'Birkenhead Ram:' Called El Tousson because it was supposedly being bought by Egypt, the ship was seized at the Laird shipyard across the River Mersey from Liverpool in 1863.
Working out of a small office in the impressive mansion of Fraser, Trenholm & Co., the Confederacy's fiscal arm in Great Britain, Bulloch soon made the acquaintance of the Laird Brothers across the River Mersey from Liverpool. The company already was known as a first-rate shipbuilder and a technological pioneer, one that Charles Prioleau, a transplanted South Carolinian and in charge of Fraser, Trenholm in Liverpool had already done business with. He bought blockade-runner Herald and possibly a few others early in the war to operate out of the company's home port of Charleston, S.C.
The firm's name reflected its history. Its offices were spacious and stately. Fraser had long since left the Liverpool enterprise, and George Trenholm, a future Confederate Treasury secretary, was one of the wealthiest men in the South.
In late 1861, Bulloch presented the Lairds with a design for a wooden screw steamer capable of cruising at 13 knots. On paper, the 210-foot vessel could be a special merchantman or it could be what it really was destined to be the Conferacy's second commerce raider. He expected to delivery in the spring of 1862.
Bulloch consistently denied that John Laird, who left the active business for a seat in Parliament in 1860, or any of his sons knew that "No. 290," the 290th ship on their order books, was a warship, violating Great Britain's Neutrality Proclamation concerning the war in North America and its Foreign Enlistment Act. The denial seems a stretch, particularly in light of other business the yard conducted with the Confederacy, all through subterfuges.

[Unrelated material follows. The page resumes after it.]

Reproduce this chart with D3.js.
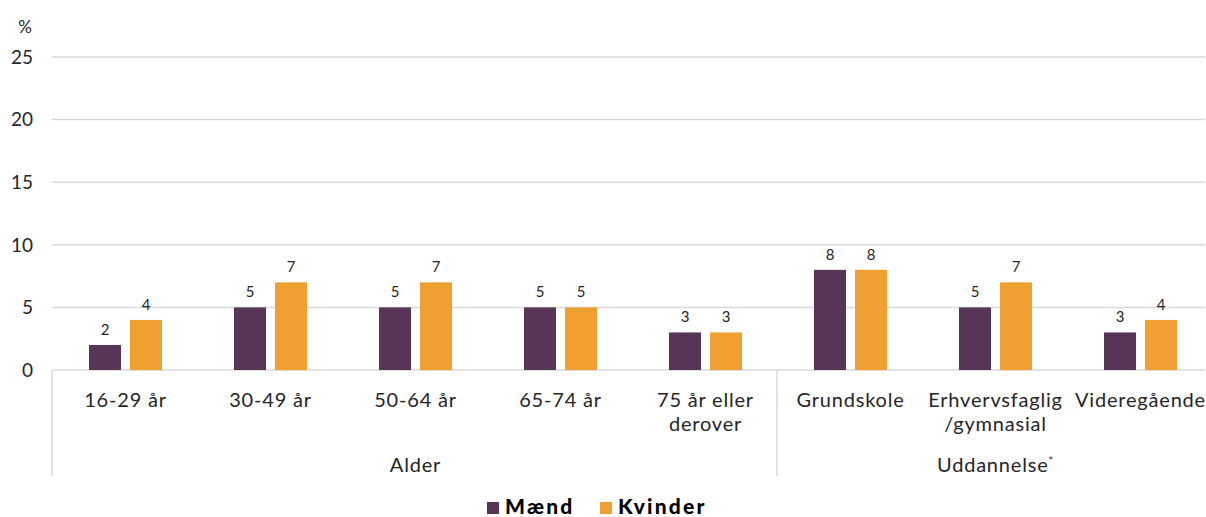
<!DOCTYPE html>
<html>
<head>
<meta charset="utf-8">
<script src="https://cdn.jsdelivr.net/npm/d3@7"></script>
<style>
  body { margin: 0; background: #fff; }
  svg text { font-family: Lato, "Open Sans", sans-serif; fill: #262626; }
</style>
</head>
<body>
<svg id="chart"></svg>
<script>
'use strict';
var categories = ["16-29 år", "30-49 år", "50-64 år", "65-74 år", "75 år eller derover",
  "Grundskole", "Erhvervsfaglig /gymnasial", "Videregående"];
var catLines = [["16-29 år"], ["30-49 år"], ["50-64 år"], ["65-74 år"], ["75 år eller", "derover"],
  ["Grundskole"], ["Erhvervsfaglig", "/gymnasial"], ["Videregående"]];
var groups = ["Alder", "Uddannelse"];
var groupSizes = [5, 3];
var series = ["Mænd", "Kvinder"];
var maend = [2, 5, 5, 5, 3, 8, 5, 3];
var kvinder = [4, 7, 7, 5, 3, 8, 7, 4];
var yTicks = [0, 5, 10, 15, 20, 25];
var colors = ["#573556", "#F0A030"];

var width = 1206, height = 517;
var margin = { top: 57, left: 53, bottom: 147 };
var plotBottom = height - margin.bottom;
var bandStep = 145;

var svg = d3.select("#chart").attr("width", width).attr("height", height);

var x0 = d3.scaleBand().domain(categories)
  .range([margin.left, margin.left + bandStep * categories.length]);
var bw = x0.bandwidth();
var x1 = d3.scaleBand().domain(series)
  .range([bw / 2 - 36.5, bw / 2 + 36.5]).paddingInner(0.22);
var y = d3.scaleLinear().domain([0, 25]).range([plotBottom, margin.top]);

// gridlines
svg.append("g").selectAll("line").data(yTicks).enter().append("line")
  .attr("x1", margin.left - 1).attr("x2", width - 1)
  .attr("y1", function(d) { return y(d); }).attr("y2", function(d) { return y(d); })
  .attr("stroke", "#d9d9d9").attr("stroke-width", 1.5);

// y labels
svg.append("g").selectAll("text").data(yTicks).enter().append("text")
  .attr("x", 33).attr("y", function(d) { return y(d); }).attr("dy", "0.36em")
  .attr("text-anchor", "end").style("font-size", "19px")
  .text(function(d) { return d; });
svg.append("text").attr("x", 25).attr("y", 33).attr("text-anchor", "middle")
  .style("font-size", "17px").text("%");

// bars
var data = categories.map(function(c, i) {
  return { cat: c, vals: [{ s: series[0], v: maend[i], c: colors[0] }, { s: series[1], v: kvinder[i], c: colors[1] }] };
});
var g = svg.append("g").selectAll("g").data(data).enter().append("g")
  .attr("transform", function(d) { return "translate(" + x0(d.cat) + ",0)"; });
g.selectAll("rect").data(function(d) { return d.vals; }).enter().append("rect")
  .attr("x", function(d) { return x1(d.s); })
  .attr("width", x1.bandwidth())
  .attr("y", function(d) { return y(d.v); })
  .attr("height", function(d) { return plotBottom - y(d.v); })
  .attr("fill", function(d) { return d.c; });
g.selectAll("text").data(function(d) { return d.vals; }).enter().append("text")
  .attr("x", function(d) { return x1(d.s) + x1.bandwidth() / 2; })
  .attr("y", function(d) { return y(d.v) - 10; })
  .attr("text-anchor", "middle").style("font-size", "15px")
  .text(function(d) { return d.v; });

// category labels
var cl = svg.append("g").selectAll("text").data(categories).enter().append("text")
  .attr("x", function(d) { return x0(d) + bw / 2; })
  .attr("y", 407).attr("text-anchor", "middle")
  .style("font-size", "20px").style("letter-spacing", "0.8px");
cl.selectAll("tspan").data(function(d, i) { return catLines[i]; }).enter().append("tspan")
  .attr("x", function() { return d3.select(this.parentNode).attr("x"); })
  .attr("dy", function(d, i) { return i === 0 ? 0 : 24; })
  .text(function(d) { return d; });

// group separators and labels
var start = 0;
var seps = [categories[0]];
groups.forEach(function(gname, i) {
  var first = categories[start], last = categories[start + groupSizes[i] - 1];
  var cx = (x0(first) + x0(last) + bw) / 2;
  var t = svg.append("text").attr("x", cx).attr("y", 472).attr("text-anchor", "middle")
    .style("font-size", "20px").style("letter-spacing", "0.8px").text(gname);
  if (gname === "Uddannelse") {
    t.append("tspan").attr("dy", -7).style("font-size", "11px").text("*");
  }
  start += groupSizes[i];
  if (start < categories.length) seps.push(categories[start]);
});
svg.append("g").selectAll("line").data(seps).enter().append("line")
  .attr("x1", function(d) { return x0(d) - 1; }).attr("x2", function(d) { return x0(d) - 1; })
  .attr("y1", plotBottom).attr("y2", 476)
  .attr("stroke", "#d9d9d9").attr("stroke-width", 1.5);

// legend
var legendX = [487, 600];
var lg = svg.append("g").selectAll("g").data(series).enter().append("g")
  .attr("transform", function(d, i) { return "translate(" + legendX[i] + ",502)"; });
lg.append("rect").attr("width", 12).attr("height", 12).attr("fill", function(d, i) { return colors[i]; });
lg.append("text").attr("x", 18).attr("y", 12)
  .style("font-size", "21px").style("font-weight", "900").style("letter-spacing", "2.2px")
  .style("fill", "#000").text(function(d) { return d; });
</script>
</body>
</html>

Who were these Lairds and their shipbuilding company courted and cursed by the United States for building CSS Alabama and the rams and cmbraced by the Confederacy?
The Napoleonic wars catapulted the Lairds into a leading position among Scotland's maritime businesses. They soon cast about for ways to expand the family business of ropeworks and niche elements of shipbuilding. When the first William Laird arrived in Liverpool, the thirty-year-old was like a number of young Scots trying their business hand across the gamut of maritime commerce still open in Great Britain's busiest Atlantic port. The Channel ports were threatened from the start by invasion.
When the wars finally ended in 1815, William moved the family business into new ventures. By 1822, he was a stockholder in the St. George Packet Co., offering steamer service between Liverpool and Glasgow. Soon enough, the company expanded its service to Dublin and other ports on the Irish and North Seas.
But the most important step William Laird took occurred in 1824 when he, John Hamilton and John Forsyth -- "all clever men" -- bought a sandy strip of riverfront property in a fishing village of fifty souls across from Liverpool for a rew hundred pounds. Laird's plans for Birkenhead were grand -- an ironworks first and then a shipyard "less tied by the trammels of old thinking."
Early on, the Lairds were committed to large vessels, using iron, propelled by steam and screw propellers. New ideas flowed into their yard like the twice daily tides. For instance, William Laird worked with John Ericsson on a steam wheel and rotary steam engine; and one of its first vessels was the Robert F. Stockton, built on the order of the rich American naval officer of the same name. Stockton was the principal force behind the American Navy's screw propeller Princeton.
By the late 1830s, Laird and Sons, the company's name changed several times before the Civil War, was building ships for East India Company, transatlantic steamers, gunboats for duty on the Tigris and Euphrates rivers, small vessels and warships for the Royal Navy, and a paddle-wheeler for the Mexican Navy.
When the Crimean War began in the mid-1850s, the grandsons were monitoring French shipbuilding techniques in Toulon and the British fleet's performance on the Black Sea. The company with its 2,000 workers was ready for the Admiralty's buy orders for a fleet of ironclads in its "new yard" immediately after the fighting ceased.
Business again was booming.
When John Laird left for Parliament, he proudly announced Laird and Sons was in capable hands with a worldwide reputation of quality and innovation.
The yard's work with the Confederacy started small with Prioleau's order for a blockade runner, paid for out of Fraser, Trenholm's funds; but as the war dragged on, Bulloch with the Confederate Navy's orders plus credit from Fraser, Trenholm promised more work -- all done through false fronts and masked buyers.
While Charles Francis Adams, the Union minister to Great Britain, and Thomas Haines Dudley, the Union consul in Liverpool filed objection upon objection with British customs officials, the Royal Navy, and Foreign Minister John Russell about Laird's work with the Confederacy, Gustavus Fox, the Union's assistant secretary of the Navy, looked for ways to do business with the yard -- using his own false end-buyers.
Likely the thinking among the Lairds was: Someone had to profit from a civil war. Why shouldn't it be one of the world's premier shipyards, theirs?